Retype only what runs from the beginning of the data through the line with "ops_4gcn = [1.25e8, 3.4e8, 3.95e8, 2.7e10, 2.7e11]"; please omit the pictures and keep every line exact.
####################
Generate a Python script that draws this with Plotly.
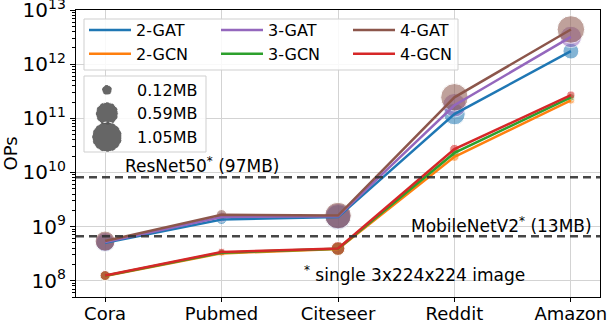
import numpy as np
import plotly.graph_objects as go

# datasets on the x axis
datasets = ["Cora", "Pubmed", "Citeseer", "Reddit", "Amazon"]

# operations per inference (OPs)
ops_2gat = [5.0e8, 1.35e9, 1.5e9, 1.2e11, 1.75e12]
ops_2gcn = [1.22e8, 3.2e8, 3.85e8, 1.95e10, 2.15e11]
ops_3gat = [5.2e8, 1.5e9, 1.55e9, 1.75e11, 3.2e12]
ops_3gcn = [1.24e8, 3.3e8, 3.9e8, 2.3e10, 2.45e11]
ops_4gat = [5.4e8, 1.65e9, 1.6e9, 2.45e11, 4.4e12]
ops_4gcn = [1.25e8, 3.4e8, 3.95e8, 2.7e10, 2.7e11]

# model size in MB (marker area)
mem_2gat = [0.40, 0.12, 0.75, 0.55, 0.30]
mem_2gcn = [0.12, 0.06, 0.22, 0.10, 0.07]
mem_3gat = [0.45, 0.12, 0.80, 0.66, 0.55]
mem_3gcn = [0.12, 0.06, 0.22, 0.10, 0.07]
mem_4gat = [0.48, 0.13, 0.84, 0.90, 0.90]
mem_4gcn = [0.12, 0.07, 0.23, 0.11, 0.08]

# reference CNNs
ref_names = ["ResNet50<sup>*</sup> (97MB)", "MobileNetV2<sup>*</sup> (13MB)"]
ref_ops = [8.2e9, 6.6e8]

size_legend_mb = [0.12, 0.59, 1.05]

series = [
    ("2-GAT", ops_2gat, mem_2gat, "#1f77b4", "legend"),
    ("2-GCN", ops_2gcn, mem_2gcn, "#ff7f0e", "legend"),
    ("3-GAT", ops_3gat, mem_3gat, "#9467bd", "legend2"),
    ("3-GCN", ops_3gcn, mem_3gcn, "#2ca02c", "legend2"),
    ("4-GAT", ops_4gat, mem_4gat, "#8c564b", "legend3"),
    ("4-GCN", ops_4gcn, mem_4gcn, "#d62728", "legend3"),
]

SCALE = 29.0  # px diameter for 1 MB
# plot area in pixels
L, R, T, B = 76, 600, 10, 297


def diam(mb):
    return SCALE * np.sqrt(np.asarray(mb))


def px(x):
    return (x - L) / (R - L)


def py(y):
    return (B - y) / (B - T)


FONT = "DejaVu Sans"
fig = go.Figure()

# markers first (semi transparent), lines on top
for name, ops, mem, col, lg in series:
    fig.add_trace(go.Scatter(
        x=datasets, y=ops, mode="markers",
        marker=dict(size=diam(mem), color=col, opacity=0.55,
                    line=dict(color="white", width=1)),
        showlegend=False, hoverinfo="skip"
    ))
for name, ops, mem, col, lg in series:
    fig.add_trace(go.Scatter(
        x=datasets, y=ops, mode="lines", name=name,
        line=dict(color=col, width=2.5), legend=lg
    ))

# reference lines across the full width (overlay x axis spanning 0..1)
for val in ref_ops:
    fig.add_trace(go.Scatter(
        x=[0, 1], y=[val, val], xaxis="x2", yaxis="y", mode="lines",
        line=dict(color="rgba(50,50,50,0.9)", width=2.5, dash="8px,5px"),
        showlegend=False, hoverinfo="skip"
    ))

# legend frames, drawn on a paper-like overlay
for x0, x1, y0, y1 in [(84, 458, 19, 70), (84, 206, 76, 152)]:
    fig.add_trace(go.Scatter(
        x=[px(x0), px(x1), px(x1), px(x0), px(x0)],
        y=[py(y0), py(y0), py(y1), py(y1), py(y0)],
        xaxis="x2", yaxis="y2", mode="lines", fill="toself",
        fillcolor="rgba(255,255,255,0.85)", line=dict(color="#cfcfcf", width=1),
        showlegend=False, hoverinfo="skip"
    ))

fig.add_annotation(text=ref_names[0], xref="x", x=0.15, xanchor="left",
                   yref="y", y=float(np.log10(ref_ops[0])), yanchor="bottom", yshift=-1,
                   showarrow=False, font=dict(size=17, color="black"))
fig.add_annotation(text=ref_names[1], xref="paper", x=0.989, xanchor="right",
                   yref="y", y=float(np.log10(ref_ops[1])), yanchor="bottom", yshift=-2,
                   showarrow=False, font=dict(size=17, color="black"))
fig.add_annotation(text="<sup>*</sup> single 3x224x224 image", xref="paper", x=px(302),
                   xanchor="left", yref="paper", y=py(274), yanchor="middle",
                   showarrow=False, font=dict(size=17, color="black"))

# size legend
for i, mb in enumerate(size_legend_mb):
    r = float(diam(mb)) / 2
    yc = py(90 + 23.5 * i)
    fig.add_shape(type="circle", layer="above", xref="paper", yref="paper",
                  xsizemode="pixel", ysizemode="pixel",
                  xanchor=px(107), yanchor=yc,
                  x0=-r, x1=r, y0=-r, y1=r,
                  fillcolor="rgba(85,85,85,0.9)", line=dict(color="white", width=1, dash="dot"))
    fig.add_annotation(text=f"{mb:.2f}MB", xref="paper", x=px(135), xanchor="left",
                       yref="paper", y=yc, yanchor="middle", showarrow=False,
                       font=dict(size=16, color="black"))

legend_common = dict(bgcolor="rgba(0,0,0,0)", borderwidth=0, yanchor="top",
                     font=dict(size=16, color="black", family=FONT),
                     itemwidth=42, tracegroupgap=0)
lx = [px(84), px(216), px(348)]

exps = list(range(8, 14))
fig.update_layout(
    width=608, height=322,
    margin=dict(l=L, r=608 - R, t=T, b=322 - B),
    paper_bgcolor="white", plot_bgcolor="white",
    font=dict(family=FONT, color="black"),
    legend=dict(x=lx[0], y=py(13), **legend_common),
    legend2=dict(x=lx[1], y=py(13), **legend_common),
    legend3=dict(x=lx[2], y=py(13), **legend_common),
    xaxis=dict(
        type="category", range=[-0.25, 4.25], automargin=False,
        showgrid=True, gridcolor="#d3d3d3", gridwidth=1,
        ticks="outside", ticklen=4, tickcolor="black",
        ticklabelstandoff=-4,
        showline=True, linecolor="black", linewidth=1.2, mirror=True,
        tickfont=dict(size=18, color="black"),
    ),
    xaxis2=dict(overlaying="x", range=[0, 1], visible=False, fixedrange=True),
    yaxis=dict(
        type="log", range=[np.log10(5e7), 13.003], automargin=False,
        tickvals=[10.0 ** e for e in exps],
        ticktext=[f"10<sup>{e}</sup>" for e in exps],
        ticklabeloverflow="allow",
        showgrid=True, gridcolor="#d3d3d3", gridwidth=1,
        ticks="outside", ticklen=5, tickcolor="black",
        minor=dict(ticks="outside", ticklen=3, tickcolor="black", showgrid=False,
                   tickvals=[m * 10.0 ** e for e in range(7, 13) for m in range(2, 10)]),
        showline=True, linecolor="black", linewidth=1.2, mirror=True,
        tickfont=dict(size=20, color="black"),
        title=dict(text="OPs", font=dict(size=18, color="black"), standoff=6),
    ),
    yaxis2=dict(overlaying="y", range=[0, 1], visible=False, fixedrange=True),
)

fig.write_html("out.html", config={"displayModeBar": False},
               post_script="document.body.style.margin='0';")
####################
TASK SOLUTION:
Generate a Python script that draws this with Plotly.
import numpy as np
import plotly.graph_objects as go

# datasets on the x axis
datasets = ["Cora", "Pubmed", "Citeseer", "Reddit", "Amazon"]

# operations per inference (OPs)
ops_2gat = [5.0e8, 1.35e9, 1.5e9, 1.2e11, 1.75e12]
ops_2gcn = [1.22e8, 3.2e8, 3.85e8, 1.95e10, 2.15e11]
ops_3gat = [5.2e8, 1.5e9, 1.55e9, 1.75e11, 3.2e12]
ops_3gcn = [1.24e8, 3.3e8, 3.9e8, 2.3e10, 2.45e11]
ops_4gat = [5.4e8, 1.65e9, 1.6e9, 2.45e11, 4.4e12]
ops_4gcn = [1.25e8, 3.4e8, 3.95e8, 2.7e10, 2.7e11]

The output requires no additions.